Orthopedic Surgery Available for Dogs and Cats
One of the most common orthopedic conditions in dogs is a rupture of the cranial cruciate ligament. This ligament attaches the femur to the tibia inside the knee joint and acts as a stabilizing structure that prevents abnormal movement in the joint while allowing full range of motion. When the cruciate ligament is compromised by a partial or complete tear, the joint becomes unstable resulting in inflammation, swelling and pain. This instability can compromise the meniscus resulting in fraying or tearing of this intra-articular "cushion".
Our first step is to evaluate the patient for pain and joint instability during the course of an office visit and to subsequently take appropriate radiographs under sedation. These radiographs are useful for diagnostic and surgical planning purposes. We also take this opportunity to further evaluate the joint for instability while the patient is relaxed.
Pre-operative care helps our orthopedic veterinarian make the surgery go as smoothly as possible. The first step involves discussing your pet's treatment options. Some conditions, such as a ruptured ACL or hip dysplasia, respond to any of several types of surgical correction or restoration. Your veterinarian will discuss these options with you so you can make an informed choice. If your pet's orthopedic problem has been previously evaluated and diagnosed by another orthopedic veterinarian, it is helpful for you to obtain the X-rays and other documentation from that visit. Of course, we are also able to provide a full evaluation as needed.
Pet owners generally do not have to make elaborate preparations for the day of the procedure. The night before, withhold all food after your pet's final meal of the day. Our orthopedic veterinarian asks owners to do this because general anesthesia can sometimes increase the risk of vomiting. There's no need to withhold water, however. On the morning of the surgery, go ahead and take your pet for their usual walk, but try to restrict them from running around or other vigorous exercise. We recommend that you allow plenty of time for the surgery so you can arrive early. Your pet will feel more relaxed if you are feeling calm and relaxed as well!

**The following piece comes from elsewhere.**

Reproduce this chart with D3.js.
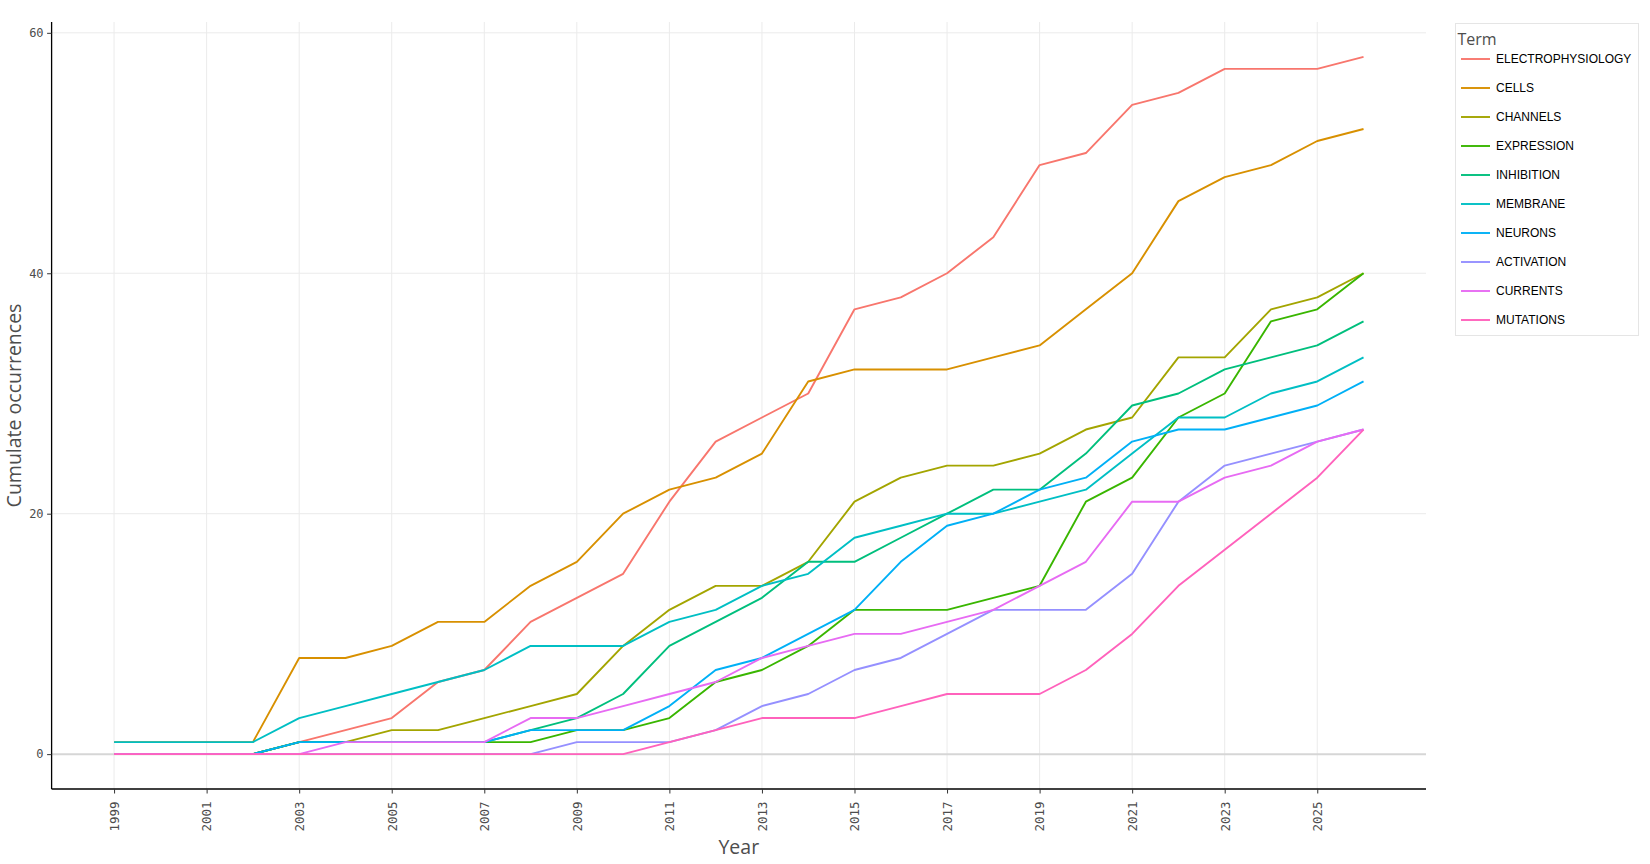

Post-operative care involves helping your pet remain comfortable and making sure that the wound heals properly. The full healing time for orthopedic surgery may take months, during which time the animal can re-injure by overtaxing the repaired bones or joints. A carrier or pet crate is recommended to keep your pet's activities at a minimum while they recovers. We can advise you on the right size and type of carrier for your pet. Even if your pet is capable of walking on the newly-repaired limb, prevent him from climbing stairs until your orthopedic veterinarian has cleared them for this activity.